ARRRRGGGGGGGHHHHHHHHHH!

We can learn a lot about what TO DO by studying what NOT TO DO. Yeah, yeah, Melancholia was pretty and had great cinematography and if you watch the movie on MUTE, it probably rocks. But for story? Not there. Trust me. This is three and a half hours of my life I will never get back AND $15 because I was stupid enough to BUY the movie and I can’t even regift it because there is no one I hate that much.

Sorry if I have offended any readers who LOVED Melancholia.

And for a movie that was NOT just supposed to be “art” here’s an older post about how Spiderman 2 (also known as THE MOVIE THAT WOULD NOT END) blew it because the log-line was LAME. Never underestimate the teaching capabilities of movies or books we hate.
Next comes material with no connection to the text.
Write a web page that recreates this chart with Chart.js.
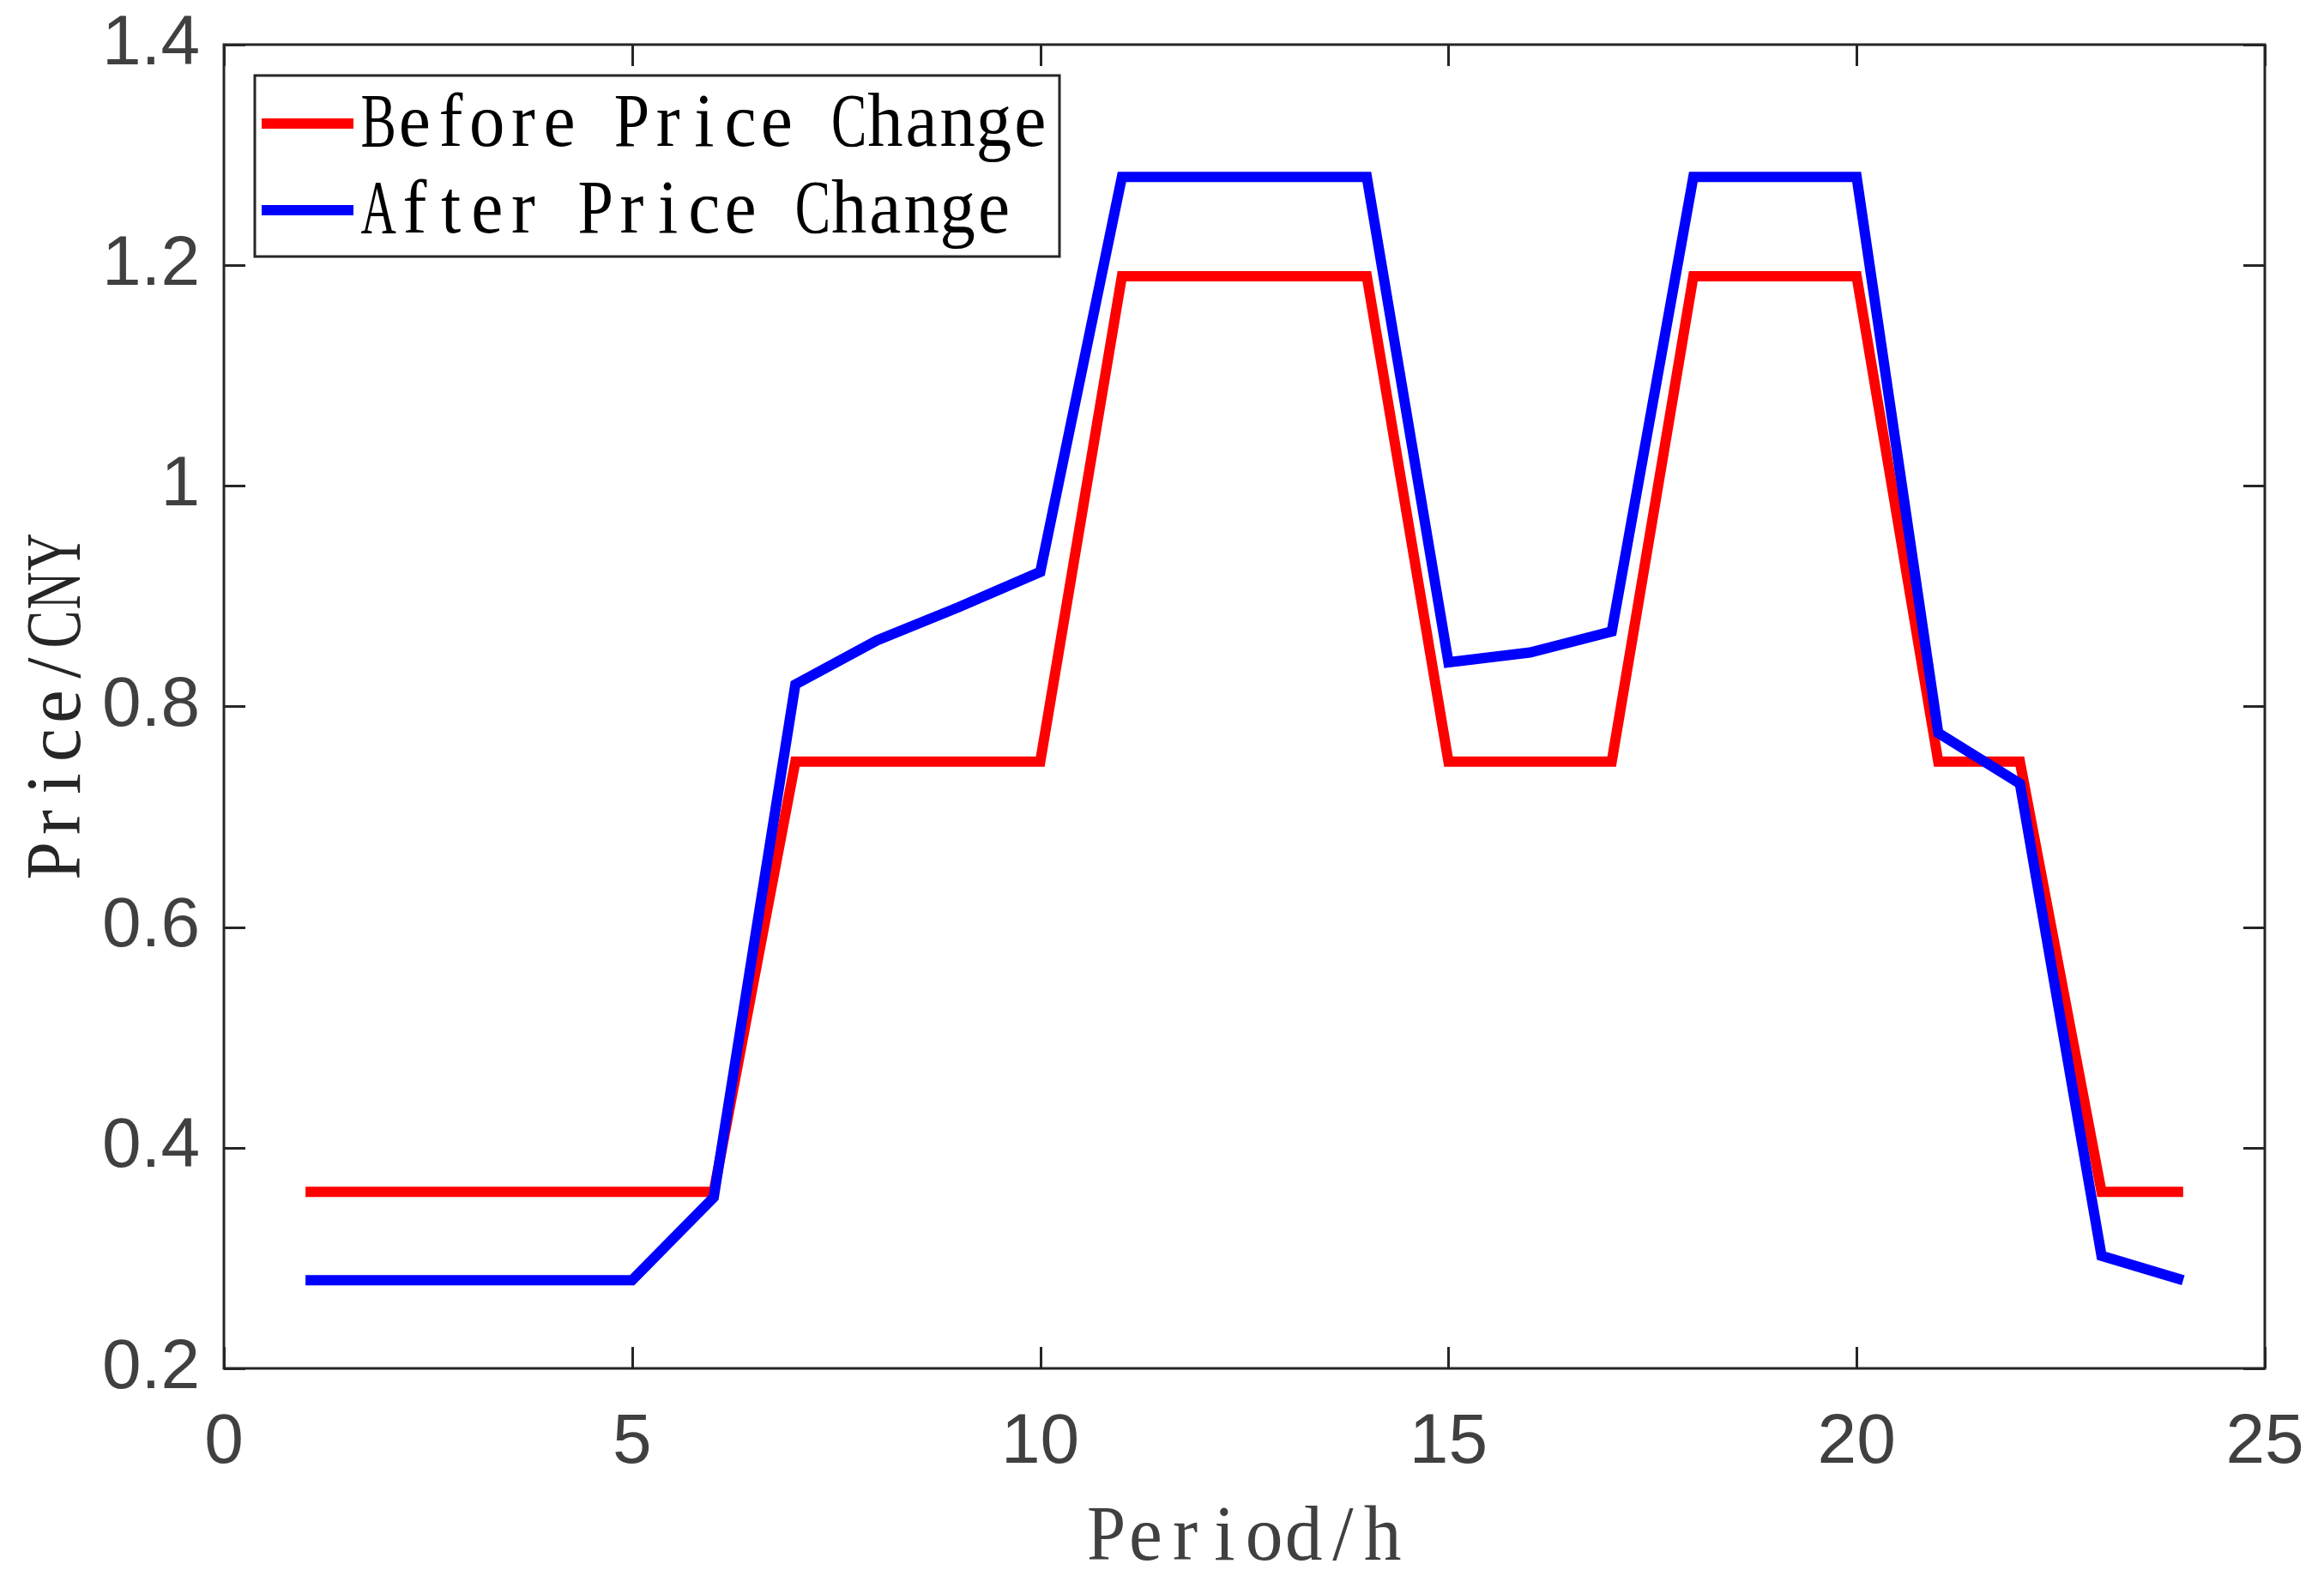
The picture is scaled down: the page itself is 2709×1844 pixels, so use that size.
<!DOCTYPE html>
<html><head><meta charset="utf-8">
<style>html,body{margin:0;padding:0;background:#fff;}#wrap{width:2709px;height:1844px;position:relative;}</style>
<script src="https://cdn.jsdelivr.net/npm/chart.js@4.4.1/dist/chart.umd.min.js"></script>
</head><body><div id="wrap"><canvas id="c" width="2709" height="1844"></canvas></div>
<script>
const hours = [1,2,3,4,5,6,7,8,9,10,11,12,13,14,15,16,17,18,19,20,21,22,23,24];
const beforePrice = [0.36,0.36,0.36,0.36,0.36,0.36,0.75,0.75,0.75,0.75,1.19,1.19,1.19,1.19,0.75,0.75,0.75,1.19,1.19,1.19,0.75,0.75,0.36,0.36];
const afterPrice = [0.28,0.28,0.28,0.28,0.28,0.355,0.82,0.86,0.89,0.922,1.28,1.28,1.28,1.28,0.84,0.849,0.868,1.28,1.28,1.28,0.776,0.73,0.302,0.28];
const seriesNames = ['Before Price Change','After Price Change'];
const seriesColors = ['#FF0000','#0000FF'];
const xTicks = [0,5,10,15,20,25];
const yTicks = [0.2,0.4,0.6,0.8,1.0,1.2,1.4];
const xTitle = 'Period/h';
const yTitle = 'Price/CNY';

const AXIS = '#262626';
function drawMono(ctx, text, x, y, cell, font, color, sx) {
  ctx.save();
  ctx.font = font; ctx.fillStyle = color; ctx.textBaseline = 'alphabetic'; ctx.textAlign = 'left';
  for (let i = 0; i < text.length; i++) {
    const ch = text[i];
    const raw = ctx.measureText(ch).width;
    const s = Math.min(sx, (cell * 0.98) / raw);
    const w = raw * s;
    const cx = x + i * cell + (cell - w) / 2;
    ctx.save(); ctx.translate(cx, y); ctx.scale(s, 1); ctx.fillText(ch, 0, 0); ctx.restore();
  }
  ctx.restore();
}
const framePlugin = {
  id: 'frame',
  afterDatasetsDraw(chart) {
    const ctx = chart.ctx, a = chart.chartArea, xs = chart.scales.x, ys = chart.scales.y;
    ctx.save();
    ctx.strokeStyle = AXIS; ctx.lineWidth = 3; ctx.lineCap = 'butt';
    const tl = 25;
    ctx.beginPath();
    xTicks.forEach(v => { const p = Math.round(xs.getPixelForValue(v)) + 0.5;
      ctx.moveTo(p, a.bottom); ctx.lineTo(p, a.bottom - tl);
      ctx.moveTo(p, a.top); ctx.lineTo(p, a.top + tl); });
    yTicks.forEach(v => { const p = Math.round(ys.getPixelForValue(v)) + 0.5;
      ctx.moveTo(a.left, p); ctx.lineTo(a.left + tl, p);
      ctx.moveTo(a.right, p); ctx.lineTo(a.right - tl, p); });
    ctx.stroke();
    ctx.strokeRect(a.left, a.top, a.right - a.left, a.bottom - a.top);
    // legend
    const lx = 297, ly = 88, lw = 938, lh = 211;
    ctx.fillStyle = '#fff'; ctx.fillRect(lx, ly, lw, lh);
    ctx.strokeRect(lx, ly, lw, lh);
    const rowY = [144, 245], baseY = [170, 271];
    seriesNames.forEach((n, i) => {
      ctx.strokeStyle = seriesColors[i]; ctx.lineWidth = 12;
      ctx.beginPath(); ctx.moveTo(305, rowY[i]); ctx.lineTo(412, rowY[i]); ctx.stroke();
      drawMono(ctx, n, 420, baseY[i], 42.2, '88px "Liberation Serif"', '#000', 0.95);
    });
    // axis titles
    const xc = (a.left + a.right) / 2;
    drawMono(ctx, xTitle, xc - xTitle.length * 46 / 2, 1818, 46, '92px "Liberation Serif"', '#404040', 0.95);
    const yc = (a.top + a.bottom) / 2;
    ctx.save(); ctx.translate(93, yc + yTitle.length * 45 / 2); ctx.rotate(-Math.PI / 2);
    drawMono(ctx, yTitle, 0, 0, 45, '92px "Liberation Serif"', '#262626', 0.95);
    ctx.restore();
    ctx.restore();
  }
};

new Chart(document.getElementById('c'), {
  type: 'line',
  data: {
    datasets: [
      { label: seriesNames[0], data: hours.map((h, i) => ({x: h, y: beforePrice[i]})), borderColor: seriesColors[0], borderWidth: 12, pointRadius: 0, tension: 0, fill: false, order: 1 },
      { label: seriesNames[1], data: hours.map((h, i) => ({x: h, y: afterPrice[i]})), borderColor: seriesColors[1], borderWidth: 12, pointRadius: 0, tension: 0, fill: false, order: 0 }
    ]
  },
  options: {
    responsive: false, devicePixelRatio: 1, animation: false,
    layout: { padding: { top: 52, right: 69, left: 0, bottom: 0 } },
    plugins: { legend: { display: false }, tooltip: { enabled: false } },
    scales: {
      x: { type: 'linear', min: 0, max: 25,
        afterFit(s) { s.height = 249; s.paddingLeft = 0; s.paddingRight = 0; },
        afterBuildTicks(s) { s.ticks = xTicks.map(v => ({value: v})); },
        grid: { display: false, drawTicks: false }, border: { display: false },
        ticks: { padding: 38, color: '#404040', font: { family: 'Liberation Sans', size: 82 }, maxRotation: 0, autoSkip: false, callback: v => String(v) } },
      y: { type: 'linear', min: 0.2, max: 1.4,
        afterFit(s) { s.width = 261; s.paddingTop = 0; s.paddingBottom = 0; },
        afterBuildTicks(s) { s.ticks = yTicks.map(v => ({value: v})); },
        grid: { display: false, drawTicks: false }, border: { display: false },
        ticks: { padding: 28, color: '#404040', font: { family: 'Liberation Sans', size: 82 }, autoSkip: false, callback: v => String(Number(v.toFixed(1))) } }
    }
  },
  plugins: [framePlugin]
});
</script></body></html>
Why did we hate it? When did we lose interest? Why? Now, make sure WE don’t do that in OUR book 😉 .

But, feed your muse a solid log-line to keep hold of and this will help you spot Bunny Trails of DOOM far easier. It will keep you on track and make that 50,000 words something solid that can be revised, because there will be the bones and beating heart of an actual story beneath all the superfluous description, poor dialogue or small rabbit trails all of us have to edit out later.

What are your thoughts? Does this formula help? What are some of the best/worst movies you have seen? Can you tell a stinker from the log-line? What catches your attention? What loses it? What movies are ones you watch over and over and buy a copy? WHY? Why THAT movie? For me? Minority Report, I Robot, and Monty Python’s–The Holy Grail. Generally because every time I see these movies I catch something NEW.

I LOVE hearing from you!

To prove it and show my love, for the month of OCTOBER, everyone who leaves a comment I will put your name in a hat. If you comment and link back to my blog on your blog, you get your name in the hat twice. What do you win? The unvarnished truth from yours truly. I will pick a winner once a month and it will be a critique of the first 20 pages of your novel, or your query letter, or your synopsis (5 pages or less).

For those who need help building a platform and keeping it SIMPLE, pick up a copy of my latest social media/branding book Rise of the Machines—Human Authors in a Digital World on AMAZON, iBooks, or Nook

80 comments

9 pings

Skip to comment form

  1. Love this! And if you can’t define it, you probably don’t have a very good story! 🙂 Hugs.

    1. I HAVE MISSED you, Mimi!

      1. Ditto! Let me know if you’re ever in the Denver/surrounding area. I’ll make it happen. (I’m trying to come up with a Log Line using your formula for my current, tender (sappy) Christmas romance novella 😉 )

  2. I just want to know when I can read this story about the OCD accountant and the Green Beret, because no matter the genre, it sounds awesome. (I’ve always thought of a log-line as being almost an elevator pitch as well. “You have two sentences to tell me why I should read/watch [thing].”) 🙂

    1. I might use it for NaNo, LOL. I just riffed it and hope the trick helps. But even if YOU wrote it, it would be different because of execution and VOICE.

      1. Voice alone is why I never let anyone tell me “that idea has been done to death.” We all bring something new to the table. I’m not saying we all bring something GOOD, but we do bring something new. :p

  3. Oh, man! You had me laughing so hard when you were complaining about Melancholia. I totally get the annoyance of wasting your time on a bad movie though, so I feel your pain. 😉 I’m currently editing my first novel, so I’m having to make a lot of changes, obviously. And redirecting the focus where it should be is one thing I’m trying to always keep in mind. Thanks!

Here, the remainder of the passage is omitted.